Stochasticity plays a key role in many biological systems, necessitating the calibration of stochastic mathematical models to interpret associated data. For model parameters to be estimated reliably, it is typically the case that they must be structurally identifiable. Yet, while theory underlying structural identifiability analysis for deterministic differential equation models is highly developed, there are currently no tools for the general assessment of stochastic models. In this work, we extend the well-established differential algebra framework for structural identifiability analysis to linear and a class of near-linear, two-dimensional, partially observed stochastic differential equation (SDE) models. Our framework is based on a deterministic recurrence relation that describes the dynamics of the statistical moments of the system of SDEs. From this relation, we iteratively form a series of necessarily satisfied equations involving only the observed moments, from which we are able to establish structurally identifiable parameter combinations. We demonstrate our framework for a suite of linear (two- and $n$-dimensional) and non-linear (two-dimensional) models. Most importantly, we define the notion of structural identifiability for SDE models and establish the effect of the initial condition on identifiability. We conclude with a discussion on the applicability and limitations of our approach, and potential future research directions.

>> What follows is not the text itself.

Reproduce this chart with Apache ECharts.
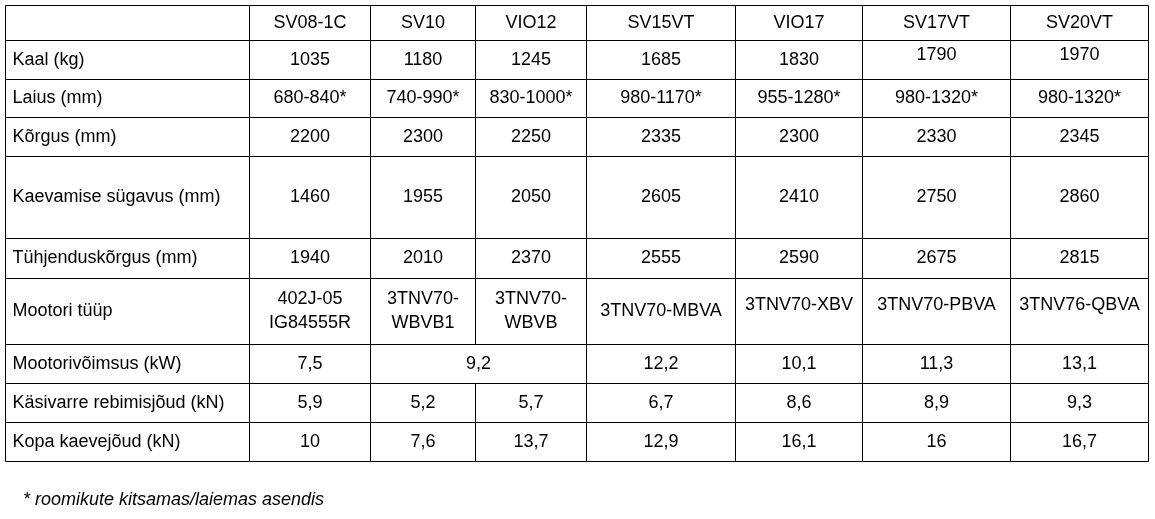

翻译：随机性在许多生物系统中扮演着关键角色，这需要通过校准随机数学模型来解释相关数据。为了可靠地估计模型参数，这些参数通常必须在结构上是可辨识的。然而，尽管确定性微分方程模型的结构可辨识性分析理论已高度发展，但目前尚无用于一般性评估随机模型的工具。在本工作中，我们将用于结构可辨识性分析的成熟微分代数框架扩展到线性和一类近线性、二维、部分观测的随机微分方程（SDE）模型。我们的框架基于一个确定性递推关系，该关系描述了SDE系统统计矩的动力学。从这一关系出发，我们迭代地构建一系列仅涉及观测矩且必然满足的方程，并由此能够确定结构上可辨识的参数组合。我们针对一系列线性（二维及$n$维）和非线性（二维）模型展示了我们的框架。最重要的是，我们定义了SDE模型的结构可辨识性概念，并确立了初始条件对可辨识性的影响。最后，我们讨论了本方法的适用性与局限性，以及潜在的未来研究方向。